# Billow RTA



## kimbo (27/11/14)



Reactions: Like 3


----------



## Dubz (27/11/14)

Awesome tank. Looks like a dual coil Lemo - what the lemo should have been

Reactions: Like 1


----------



## zadiac (27/11/14)

Will be at Fasttech in 3.........2..........1............


----------



## VandaL (3/12/14)

Who wants to start a group buy from Eciggity ?


----------



## Daniel (3/12/14)

must resist ....


----------



## Riddle (3/12/14)

I think the Lemo would have been perfect if it could accommodate dual coils like that. Really good looking RTA.


----------



## free3dom (12/12/14)

RipTripper's view on the Billow (with comparisons to the Lemo) 



Seems like another solid RTA - I like the fact that it is different enough from the Lemo (which I love) so that it would add something unique to the collection. And naturally now I want it....baaaaad

Reactions: Like 3 | Can relate 1


----------



## Arthster (12/12/14)

No I do need it, I must not have it, I will not get it... Precious
​

Reactions: Like 1 | Funny 1


----------



## free3dom (12/12/14)

Arthster said:


> No I do need it, I must not have it, I will not get it... Precious
> View attachment 17462​


My inner Gollum is killing me (and my wallet)...one device at a time


----------



## Arthster (12/12/14)

Dude I hate when all the new toys come out... There is only two things i can focus on right now. IStick and IPV... but then all these distractions come out...


----------



## free3dom (12/12/14)

Arthster said:


> Dude I hate when all the new toys come out... There is only two things i can focus on right now. IStick and IPV... but then all these distractions come out...
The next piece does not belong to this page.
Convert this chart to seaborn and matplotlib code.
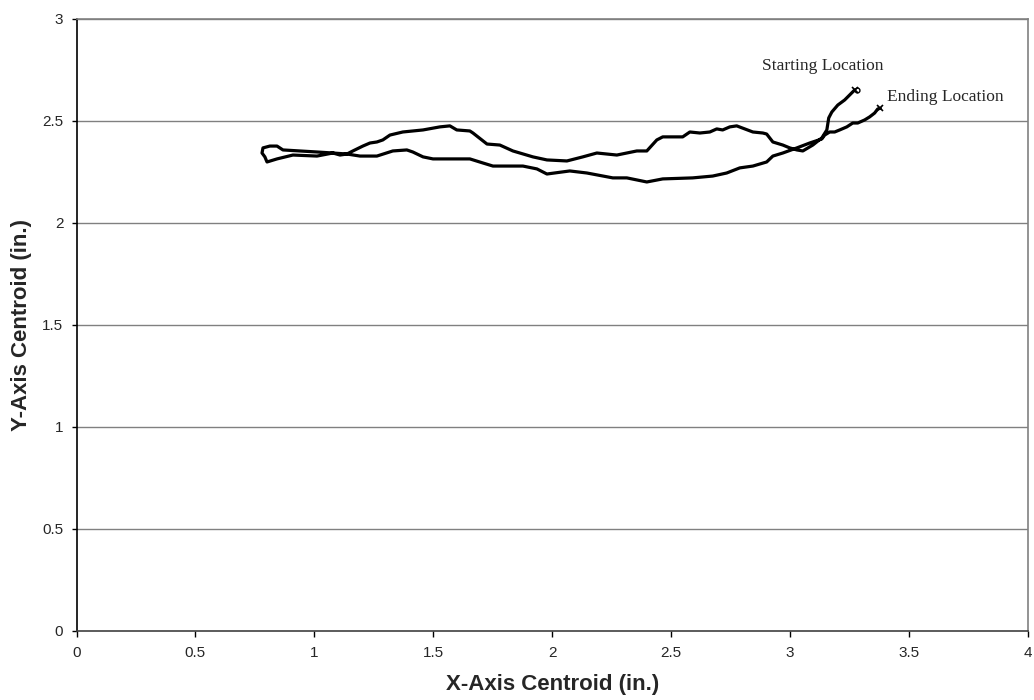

I know....vaping hurts so good 

I suspect that is why the smart people save up and buy reos, so they can just vape in peace without this nagging feeling of wanting more..every bloody day

Reactions: Winner 1


----------



## Arthster (12/12/14)

That must be it. 

Problem is the Reo is on my wishlist to...

Reactions: Can relate 1


----------



## kimbo (18/12/14)




----------



## Arthster (18/12/14)

I cant keep up. I have to stop myself. there is just so many new toys

Reactions: Agree 2


----------



## Rob Fisher (27/12/14)

Paulie Meatballs on the Billow!

Reactions: Like 1


----------



## VandaL (27/12/14)

Black Billow on a Black SMPL

Reactions: Like 7


----------



## Silver (28/12/14)

Rob Fisher said:


> Paulie Meatballs on the Billow!




This Paulie Meatballs is so good @Rob Fisher - thanks for sharing that
His photography is superb. He must be a pro photographer 
And the music was so classic
Made me feel like i was watching a video in 20 years time of a device in the past - with vintage music. 
Lol

Reactions: Agree 2


----------



## rogue zombie (28/12/14)

Yip, I always eagerly await Meatball's presentations


----------



## VandaL (29/12/14)

Dual 7 wrap, 24g, 3mm OD ohming to 0.32




Some Koh Gen do,








She's angry,




Kinda the perfect combo, drip tip Ninja Mods Supercarb AFC black delrin





Taken it up to 75w 2-3s pulls, CLOUDS BRO, and no dry hits just keeps wicking like a monster. I will report when I filled it up I put a little to much in so when I closed it up there was MILD leaking through the airholes but sorted after 2 toots. Flavor is up there with my Veritas, but cloud production is much better. As far as the other RTA's I own. Beats the Fogger V5, Orchid V4, Lemo Drop in all categories except for size of the drop but then again its 5ml so win.

I think Sirvape is getting these in both SS and Black mid Jan @ around 480 - R500. If you are a subohmer looking to drip less, this is THE tank.

Reactions: Like 3 | Winner 2


----------



## Arthster (29/12/14)

@VandaL, what battery are you running there as well as the amperage.


----------



## VandaL (29/12/14)

Arthster said:


> @VandaL, what battery are you running there as well as the amperage.


Sony VTC5 in the mech and dual VTC5's in the Sigelie 100w+ and VTC5 in the IPV2s  DHL delivering some 25R's tomorrow

Reactions: Thanks 1


----------



## Andre (29/12/14)

VandaL said:


> Dual 7 wrap, 24g, 3mm OD ohming to 0.32
> 
> 
> 
> ...


Beautiful coiling and wicking. And love the expression "ohming to". Thanks for giving us your impressions.

Reactions: Like 1


----------



## VandaL (29/12/14)

Happy to report no leaks. I've read people having issues with leaking laying it on it's side for a few minutes. So I set it on it's side about 1hr and dry as a bone. As a precaution I put some thread tape on the bottom AFC screws before I did anything because that was an issue others were having so no problems. Just clouds and flavor. Can't really fault it, I suppose you'd have to be careful with it since its a lot of exposed pyrex, even though it's quick thick, glass is glass

Reactions: Agree 1


----------



## free3dom (29/12/14)

VandaL said:


> Dual 7 wrap, 24g, 3mm OD ohming to 0.32
> 
> 
> 
> ...



Damn...now I've got a serious case of Tank Envy 

Nice coiling too

Reactions: Like 1


----------



## Dr Phil (29/12/14)

That is some coil porn lol very good coils

Reactions: Like 1


----------



## rogue zombie (29/12/14)

Jeeslike, nice @VandaL!

I couldn't coil and wick that neat... ever :/

Thanks for your feedback.

Reactions: Like 1


----------



## VandaL (29/12/14)

r0gue z0mbie said:


> Jeeslike, nice @VandaL!
> 
> I couldn't coil and wick that neat... ever :/
> 
> Thanks for your feedback.


Us brown folk are quite industrious

Reactions: Like 1 | Funny 2


----------